WHAT YOU HAVE TO DO>
Repeat the data below exactly, dropping any pictures it holds.

COLLECTED MATERIAL>
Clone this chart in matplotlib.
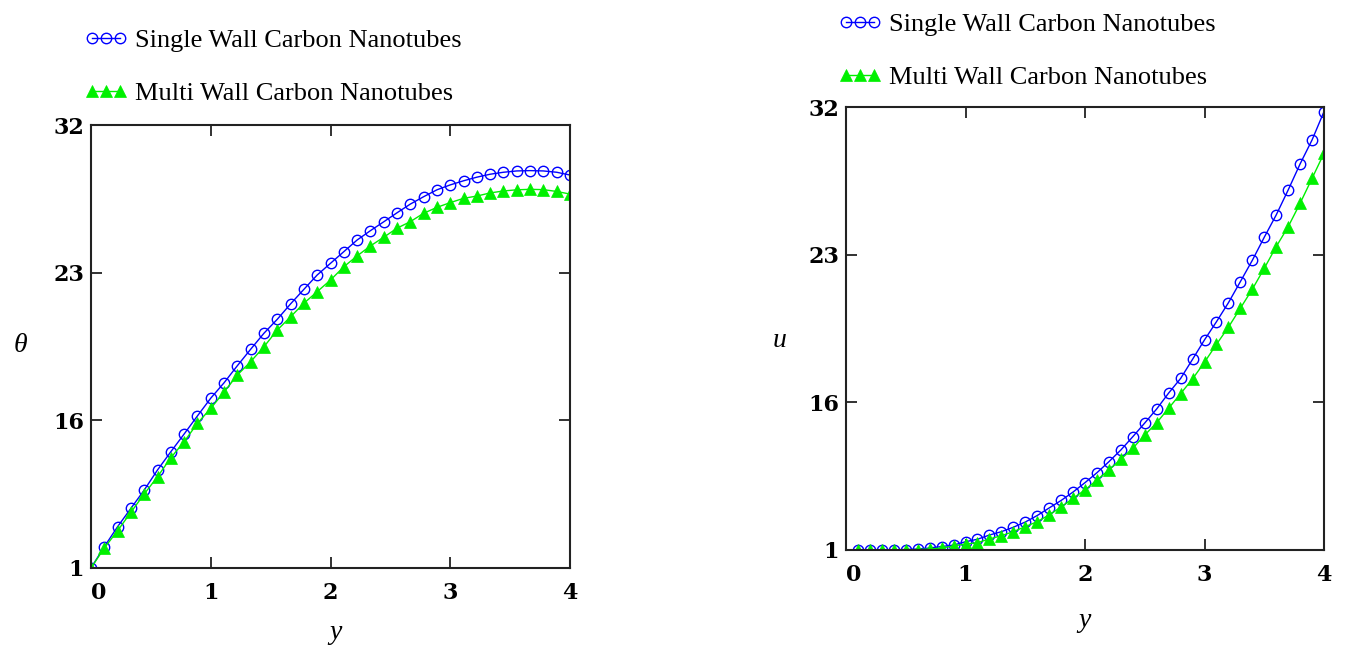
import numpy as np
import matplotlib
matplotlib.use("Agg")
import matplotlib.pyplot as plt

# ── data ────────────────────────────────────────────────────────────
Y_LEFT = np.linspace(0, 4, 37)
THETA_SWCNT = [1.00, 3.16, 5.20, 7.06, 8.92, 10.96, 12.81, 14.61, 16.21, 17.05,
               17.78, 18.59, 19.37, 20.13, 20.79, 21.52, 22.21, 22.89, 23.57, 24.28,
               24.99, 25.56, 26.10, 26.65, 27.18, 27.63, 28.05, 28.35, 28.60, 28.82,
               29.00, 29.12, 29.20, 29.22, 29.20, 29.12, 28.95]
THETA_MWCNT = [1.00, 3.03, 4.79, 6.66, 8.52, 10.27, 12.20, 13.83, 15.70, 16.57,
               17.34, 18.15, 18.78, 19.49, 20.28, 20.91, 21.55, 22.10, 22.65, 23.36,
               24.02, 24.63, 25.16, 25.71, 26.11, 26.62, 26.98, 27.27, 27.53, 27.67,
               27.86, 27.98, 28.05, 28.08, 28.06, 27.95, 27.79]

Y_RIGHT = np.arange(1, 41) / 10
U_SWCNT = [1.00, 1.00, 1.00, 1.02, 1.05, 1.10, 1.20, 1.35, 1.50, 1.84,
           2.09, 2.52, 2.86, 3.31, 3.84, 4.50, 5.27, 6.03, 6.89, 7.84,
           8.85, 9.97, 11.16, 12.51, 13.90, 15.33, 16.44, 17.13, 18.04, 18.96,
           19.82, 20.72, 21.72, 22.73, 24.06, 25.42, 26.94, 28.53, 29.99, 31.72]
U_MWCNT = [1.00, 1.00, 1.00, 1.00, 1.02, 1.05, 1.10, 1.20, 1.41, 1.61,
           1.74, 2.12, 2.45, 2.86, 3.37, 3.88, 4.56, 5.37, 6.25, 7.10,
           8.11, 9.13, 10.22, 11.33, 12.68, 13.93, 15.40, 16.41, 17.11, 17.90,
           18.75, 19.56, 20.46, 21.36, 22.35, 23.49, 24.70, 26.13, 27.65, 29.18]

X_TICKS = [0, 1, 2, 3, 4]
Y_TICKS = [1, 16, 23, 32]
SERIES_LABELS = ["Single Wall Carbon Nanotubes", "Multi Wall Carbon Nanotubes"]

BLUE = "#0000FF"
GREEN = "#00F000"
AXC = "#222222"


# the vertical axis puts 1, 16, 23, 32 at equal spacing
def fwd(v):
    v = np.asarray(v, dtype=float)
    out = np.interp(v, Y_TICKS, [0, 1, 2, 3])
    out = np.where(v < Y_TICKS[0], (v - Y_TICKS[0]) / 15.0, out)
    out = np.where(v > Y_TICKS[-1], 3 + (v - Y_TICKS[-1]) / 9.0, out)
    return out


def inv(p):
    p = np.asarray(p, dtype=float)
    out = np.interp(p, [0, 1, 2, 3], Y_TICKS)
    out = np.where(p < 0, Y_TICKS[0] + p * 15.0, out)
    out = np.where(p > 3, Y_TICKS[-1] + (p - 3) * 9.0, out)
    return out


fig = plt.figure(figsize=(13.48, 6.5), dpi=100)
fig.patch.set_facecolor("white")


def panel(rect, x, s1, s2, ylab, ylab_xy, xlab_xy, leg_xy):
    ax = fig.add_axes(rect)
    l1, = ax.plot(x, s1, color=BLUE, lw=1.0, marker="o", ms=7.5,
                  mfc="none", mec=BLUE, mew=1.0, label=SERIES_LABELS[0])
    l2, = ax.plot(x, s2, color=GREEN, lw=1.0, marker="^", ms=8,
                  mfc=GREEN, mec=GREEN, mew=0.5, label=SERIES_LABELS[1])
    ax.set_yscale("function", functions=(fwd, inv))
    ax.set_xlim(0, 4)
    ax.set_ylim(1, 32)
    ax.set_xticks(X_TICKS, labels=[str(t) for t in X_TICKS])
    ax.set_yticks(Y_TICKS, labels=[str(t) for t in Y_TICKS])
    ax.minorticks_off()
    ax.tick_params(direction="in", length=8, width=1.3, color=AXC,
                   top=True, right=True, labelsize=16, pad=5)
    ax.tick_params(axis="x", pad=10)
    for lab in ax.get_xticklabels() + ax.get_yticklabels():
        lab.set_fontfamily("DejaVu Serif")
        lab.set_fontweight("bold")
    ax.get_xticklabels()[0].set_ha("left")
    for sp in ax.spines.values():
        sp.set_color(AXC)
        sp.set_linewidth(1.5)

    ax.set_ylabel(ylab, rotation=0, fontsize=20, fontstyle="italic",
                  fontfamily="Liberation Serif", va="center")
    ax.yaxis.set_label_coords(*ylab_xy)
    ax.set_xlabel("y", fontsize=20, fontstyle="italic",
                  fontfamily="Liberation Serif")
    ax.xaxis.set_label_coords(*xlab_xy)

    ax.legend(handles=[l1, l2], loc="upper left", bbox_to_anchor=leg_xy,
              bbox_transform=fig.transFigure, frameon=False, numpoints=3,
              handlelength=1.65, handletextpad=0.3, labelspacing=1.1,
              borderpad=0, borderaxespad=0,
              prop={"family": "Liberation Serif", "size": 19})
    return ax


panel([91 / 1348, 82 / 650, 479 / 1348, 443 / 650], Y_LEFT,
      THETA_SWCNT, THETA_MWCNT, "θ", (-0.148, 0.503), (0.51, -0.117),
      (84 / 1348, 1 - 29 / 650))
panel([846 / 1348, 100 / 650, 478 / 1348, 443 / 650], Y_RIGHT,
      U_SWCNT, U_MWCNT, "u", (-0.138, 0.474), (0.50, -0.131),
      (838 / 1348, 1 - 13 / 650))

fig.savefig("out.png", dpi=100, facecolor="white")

FULL ANSWER>
Clone this chart in matplotlib.
import numpy as np
import matplotlib
matplotlib.use("Agg")
import matplotlib.pyplot as plt

# ── data ────────────────────────────────────────────────────────────
Y_LEFT = np.linspace(0, 4, 37)
THETA_SWCNT = [1.00, 3.16, 5.20, 7.06, 8.92, 10.96, 12.81, 14.61, 16.21, 17.05,
               17.78, 18.59, 19.37, 20.13, 20.79, 21.52, 22.21, 22.89, 23.57, 24.28,
               24.99, 25.56, 26.10, 26.65, 27.18, 27.63, 28.05, 28.35, 28.60, 28.82,
               29.00, 29.12, 29.20, 29.22, 29.20, 29.12, 28.95]
THETA_MWCNT = [1.00, 3.03, 4.79, 6.66, 8.52, 10.27, 12.20, 13.83, 15.70, 16.57,
               17.34, 18.15, 18.78, 19.49, 20.28, 20.91, 21.55, 22.10, 22.65, 23.36,
               24.02, 24.63, 25.16, 25.71, 26.11, 26.62, 26.98, 27.27, 27.53, 27.67,
               27.86, 27.98, 28.05, 28.08, 28.06, 27.95, 27.79]

Y_RIGHT = np.arange(1, 41) / 10
U_SWCNT = [1.00, 1.00, 1.00, 1.02, 1.05, 1.10, 1.20, 1.35, 1.50, 1.84,
           2.09, 2.52, 2.86, 3.31, 3.84, 4.50, 5.27, 6.03, 6.89, 7.84,
           8.85, 9.97, 11.16, 12.51, 13.90, 15.33, 16.44, 17.13, 18.04, 18.96,
           19.82, 20.72, 21.72, 22.73, 24.06, 25.42, 26.94, 28.53, 29.99, 31.72]
U_MWCNT = [1.00, 1.00, 1.00, 1.00, 1.02, 1.05, 1.10, 1.20, 1.41, 1.61,
           1.74, 2.12, 2.45, 2.86, 3.37, 3.88, 4.56, 5.37, 6.25, 7.10,
           8.11, 9.13, 10.22, 11.33, 12.68, 13.93, 15.40, 16.41, 17.11, 17.90,
           18.75, 19.56, 20.46, 21.36, 22.35, 23.49, 24.70, 26.13, 27.65, 29.18]

X_TICKS = [0, 1, 2, 3, 4]
Y_TICKS = [1, 16, 23, 32]
SERIES_LABELS = ["Single Wall Carbon Nanotubes", "Multi Wall Carbon Nanotubes"]

BLUE = "#0000FF"
GREEN = "#00F000"
AXC = "#222222"


# the vertical axis puts 1, 16, 23, 32 at equal spacing
def fwd(v):
    v = np.asarray(v, dtype=float)
    out = np.interp(v, Y_TICKS, [0, 1, 2, 3])
    out = np.where(v < Y_TICKS[0], (v - Y_TICKS[0]) / 15.0, out)
    out = np.where(v > Y_TICKS[-1], 3 + (v - Y_TICKS[-1]) / 9.0, out)
    return out


def inv(p):
    p = np.asarray(p, dtype=float)
    out = np.interp(p, [0, 1, 2, 3], Y_TICKS)
    out = np.where(p < 0, Y_TICKS[0] + p * 15.0, out)
    out = np.where(p > 3, Y_TICKS[-1] + (p - 3) * 9.0, out)
    return out


fig = plt.figure(figsize=(13.48, 6.5), dpi=100)
fig.patch.set_facecolor("white")


def panel(rect, x, s1, s2, ylab, ylab_xy, xlab_xy, leg_xy):
    ax = fig.add_axes(rect)
    l1, = ax.plot(x, s1, color=BLUE, lw=1.0, marker="o", ms=7.5,
                  mfc="none", mec=BLUE, mew=1.0, label=SERIES_LABELS[0])
    l2, = ax.plot(x, s2, color=GREEN, lw=1.0, marker="^", ms=8,
                  mfc=GREEN, mec=GREEN, mew=0.5, label=SERIES_LABELS[1])
    ax.set_yscale("function", functions=(fwd, inv))
    ax.set_xlim(0, 4)
    ax.set_ylim(1, 32)
    ax.set_xticks(X_TICKS, labels=[str(t) for t in X_TICKS])
    ax.set_yticks(Y_TICKS, labels=[str(t) for t in Y_TICKS])
    ax.minorticks_off()
    ax.tick_params(direction="in", length=8, width=1.3, color=AXC,
                   top=True, right=True, labelsize=16, pad=5)
    ax.tick_params(axis="x", pad=10)
    for lab in ax.get_xticklabels() + ax.get_yticklabels():
        lab.set_fontfamily("DejaVu Serif")
        lab.set_fontweight("bold")
    ax.get_xticklabels()[0].set_ha("left")
    for sp in ax.spines.values():
        sp.set_color(AXC)
        sp.set_linewidth(1.5)

    ax.set_ylabel(ylab, rotation=0, fontsize=20, fontstyle="italic",
                  fontfamily="Liberation Serif", va="center")
    ax.yaxis.set_label_coords(*ylab_xy)
    ax.set_xlabel("y", fontsize=20, fontstyle="italic",
                  fontfamily="Liberation Serif")
    ax.xaxis.set_label_coords(*xlab_xy)

    ax.legend(handles=[l1, l2], loc="upper left", bbox_to_anchor=leg_xy,
              bbox_transform=fig.transFigure, frameon=False, numpoints=3,
              handlelength=1.65, handletextpad=0.3, labelspacing=1.1,
              borderpad=0, borderaxespad=0,
              prop={"family": "Liberation Serif", "size": 19})
    return ax


panel([91 / 1348, 82 / 650, 479 / 1348, 443 / 650], Y_LEFT,
      THETA_SWCNT, THETA_MWCNT, "θ", (-0.148, 0.503), (0.51, -0.117),
      (84 / 1348, 1 - 29 / 650))
panel([846 / 1348, 100 / 650, 478 / 1348, 443 / 650], Y_RIGHT,
      U_SWCNT, U_MWCNT, "u", (-0.138, 0.474), (0.50, -0.131),
      (838 / 1348, 1 - 13 / 650))

fig.savefig("out.png", dpi=100, facecolor="white")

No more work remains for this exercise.